Evidential support versus confirmation

In an earlier post, “Subjective probability and a puzzle about theory confirmation” I proposed that we distinguish between confirmation and evidential support. But the words “evidence” and “confirmation” have been so closely linked in the literature, and probably in common use as well, that it may be hard to make such a distinction.

Here I will use an example (more or less historical) to show how it can be natural to distinguish evidential support from confirmation, and why evidential support is so important apart from confirmation. (At the end I’ll take up how that relates to the puzzle set in the earlier blog.)

Cartesian physics did not die with Descartes, and Newton’s theory too had to struggle for survival, for almost a century.  In an article in 1961 Thomas Kuhn described the scientific controversy in the 18th century, focused on the problem

“of deriving testable numerical predictions from Newton’s three Laws of motion and from his principle of universal gravitation […]The first direct and unequivocal demonstrations of the Second Law awaited the development of the Atwood machine, … not invented until almost a century after the appearance of the Principia”.

Descartes had admitted only quantities of extension (spatial and temporal) in physics, these being the only directly measurable ones. Newton had introduced the theoretical quantities of mass and force, and the Cartesian complaint was that this brought in unmeasurable ‘occult’ quantities.

The Newtonians’ reply was: No, mass and force are measurable! The Atwood machine was a putative measurement apparatus for the quantity mass.

This ‘machine’ described by the Reverend George Atwood in 1784 is still sometimes used in classroom demonstration experiments for Newtonian mechanics. Atwood describes the machine, pictured below, as follows:

“The Machine consists of two boxes, which can be filled with matter, connected by an string over a pulley. … Result:  In the case of certain matter placed in the boxes, the machine is in neutral equilibrium regardless of the position of the boxes; in all other cases, both boxes experience uniform acceleration, with the same magnitude but opposite in direction.”

Newton’s second law implies that the acceleration equals g[(M-m)/(M+m)].  Assuming the second  law, therefore, it is possible to calculate values for the theoretical quantities from the empirical results about the recorded acceleration. The value of g is determined via the acceleration of a freely falling body (also assuming the second  law), hence after measuring the acceleration a short calculation then determines the mass ratio M/m. 

How does this strike a Cartesian?

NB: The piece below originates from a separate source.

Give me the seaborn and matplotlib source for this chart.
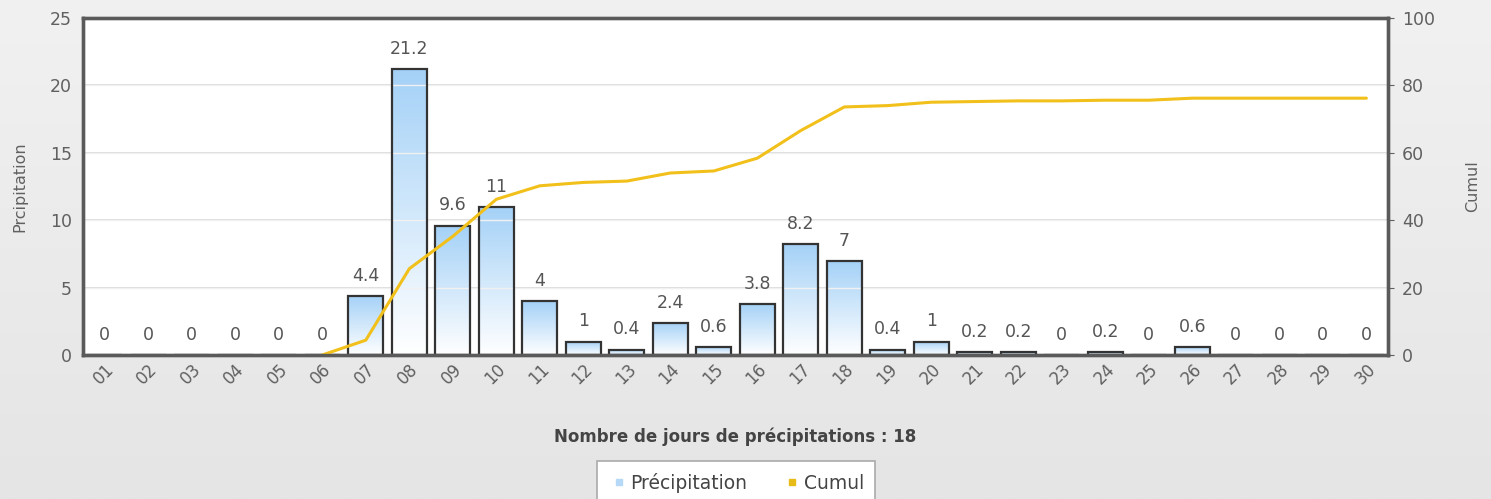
import numpy as np
import pandas as pd
import matplotlib
matplotlib.use("Agg")
import matplotlib.pyplot as plt
import seaborn as sns
from matplotlib.colors import LinearSegmentedColormap
from matplotlib.lines import Line2D

# Data
days = [f"{d:02d}" for d in range(1, 31)]
precip = [0, 0, 0, 0, 0, 0, 4.4, 21.2, 9.6, 11, 4, 1, 0.4, 2.4, 0.6, 3.8,
          8.2, 7, 0.4, 1, 0.2, 0.2, 0, 0.2, 0, 0.6, 0, 0, 0, 0]
cumul = [0, 0, 0, 0, 0, 0, 4.4, 25.6, 35.2, 46.2, 50.2, 51.2, 51.6, 54, 54.6, 58.4,
         66.6, 73.6, 74, 75, 75.2, 75.4, 75.4, 75.6, 75.6, 76.2, 76.2, 76.2, 76.2, 76.2]
rain_days = 18

df = pd.DataFrame({"jour": days, "precip": precip, "cumul": cumul})

sns.set_style("white")
plt.rcParams["font.family"] = ["DejaVu Sans"]
text_col = "#606060"

fig = plt.figure(figsize=(14.91, 4.99), dpi=100)

# grey gradient background
bg = fig.add_axes([0, 0, 1, 1], zorder=-10)
grad = np.linspace(0, 1, 256).reshape(-1, 1)
bg_cmap = LinearSegmentedColormap.from_list("bg", ["#f1f1f1", "#e5e5e5"])
bg.imshow(grad, aspect="auto", cmap=bg_cmap, extent=[0, 1, 0, 1])
bg.axis("off")

ax = fig.add_axes([0.0557, 0.2886, 0.8753, 0.6754])
ax.set_facecolor("white")

# alternating bands + grid
for lo in [5, 15]:
    ax.axhspan(lo, lo + 5, color="#f1f1f1", zorder=0.2)
for y in [5, 10, 15, 20]:
    ax.axhline(y, color="#d6d6d6", lw=1.2, zorder=0.5)

sns.barplot(data=df, x="jour", y="precip", ax=ax, width=0.8,
            color="#b5d9f7", edgecolor="#333333", linewidth=1.6, zorder=2)

# gradient fill inside the bars
bar_cmap = LinearSegmentedColormap.from_list("bar", ["#ffffff", "#a4d1f7"])
for p in ax.patches:
    h = p.get_height()
    if h <= 0:
        continue
    x0 = p.get_x()
    w = p.get_width()
    im = ax.imshow(grad, aspect="auto", cmap=bar_cmap, origin="lower",
                   extent=[x0, x0 + w, 0, h], zorder=2.1)
    im.set_clip_path(p)
    p.set_facecolor("none")
    p.set_zorder(2.2)

labels = [f"{v:g}" for v in precip]
ax.bar_label(ax.containers[0], labels=labels, padding=8, fontsize=12.5, color="#555555")

ax.set_xlim(-0.5, 29.5)
ax.set_ylim(0, 25)
ax.set_yticks([0, 5, 10, 15, 20, 25])
ax.set_xlabel("")
ax.set_ylabel("Prcipitation", color=text_col, fontsize=11.5, labelpad=16)
ax.tick_params(axis="y", colors=text_col, labelsize=12.5, length=0, pad=8)
ax.tick_params(axis="x", colors=text_col, labelsize=12, length=0, pad=4)
for lab in ax.get_xticklabels():
    lab.set_rotation(45)
    lab.set_ha("right")
    lab.set_rotation_mode("anchor")

# cumulative line on right axis
ax2 = ax.twinx()
line_df = df.iloc[5:]
sns.lineplot(x=line_df.index, y=line_df["cumul"], ax=ax2, color="#f2c01a", linewidth=2.2)
ax2.set_ylim(0, 100)
ax2.set_yticks([0, 20, 40, 60, 80, 100])
ax2.set_ylabel("Cumul", color=text_col, fontsize=11.5, labelpad=22)
ax2.tick_params(axis="y", colors=text_col, labelsize=12.5, length=4, pad=6)
ax.set_xlim(-0.5, 29.5)

for a in (ax, ax2):
    for s in a.spines.values():
        s.set_color("#5a5a5a")
        s.set_linewidth(2.4)

fig.text(0.493, 0.124, f"Nombre de jours de précipitations : {rain_days}",
         ha="center", va="center", fontsize=12, fontweight="bold", color="#444444")

handles = [
    Line2D([], [], marker="s", ls="none", color="#b5d9f7", markersize=5, label="Précipitation"),
    Line2D([], [], marker="s", ls="none", color="#e8bc18", markersize=5, label="Cumul"),
]
leg = fig.legend(handles=handles, loc="upper center", bbox_to_anchor=(0.4935, 0.094),
                 ncol=2, frameon=True, fancybox=False, fontsize=13.5, handletextpad=0.0,
                 handlelength=1.2, columnspacing=1.8, borderpad=0.6, labelcolor="#444444")
leg.get_frame().set_edgecolor("#aaaaaa")
leg.get_frame().set_linewidth(1.2)
leg.get_frame().set_facecolor("white")
leg.get_frame().set_alpha(1)

fig.savefig("out.png", dpi=100)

Their obvious reply must surely be that Atwood didn’t at all show that Newtonian mass is a measurable quantity! He was begging the question, for he was assuming principles from Newton’s theory.

Not only did Atwood not do anything to show that Newtonian mass is a measurable quantity, except relative to Newtonian physics (= on the assumption that the system is a Newtonian system) — he did not do anything to confirm Newton’s theory, in Cartesian eyes. From their point of view, or from any impartial point of view, this was a petitio principii.

But Cartesians had no right to sneer. For Atwood opened the road to the confirmation of many empirical results, brought to light by Newton’s approach to physics.

First of all it was possible to confirm concordance in all the results from using Atwood’s machine, and secondly their concordance with results of other empirical set-ups that counted as measurements of mass for Newtonian physics. In addition, as Mach pointed out later in his discussion of Atwood’s machine, it made it possible to measure with greater precision the constant acceleration postulated in Galileo’s law of falling bodies, a purely empirical quantity.

It was Atwood’s achievement here to show that the theory was, with respect to mass at least, empirically grounded: mass is measurable under certain conditions relative to (or: supposing) Newton’s theory, and there is concordance in the results of such measurements. When that is so, for quantities involved in the theory, and only when that is so, is the theory applicable in practical, empirically specifiable situations, for prediction and manipulation.

This is what I want to give as paradigm example of evidential support. Newton’s theory was rich enough to allow for the design of Atwood’s machine, with results that are significant and meaningful relative to that theory. Certainly there was a lot of confirmation, namely of empirical regularities and correlations, brought to light and put to good practical use, thereby demonstrating that Newton’s theory was a good, well-working theory in physics. Whether the description of nature in terms of Newton’s theoretical quantities was thereby confirmed in Cartesian or anyone else’s eyes, ceased to matter.

In the earlier blog I showed how a theory’s initial postulate could remain un-confirmed while the theory as a whole is being confirmed, in tests of its empirical consequences. If we just think about the updating of our subjective probabilities then that initial postulate would never become more likely to be true (and of course the entire theory cannot get to be more likely to be true than that initial part!).

But the evidential support for the theory, which is gained by a combination of empirical results and calculations based on the theory itself (in the style of Glymour’s ‘bootstrapping’) extends to all parts of the theory, including the initial postulates. So evidential support, which comes from experiments whose design is guided the theory itself, and whose results are understood in terms of that very theo outstrips confirmation, and should be distinguished from confirmation.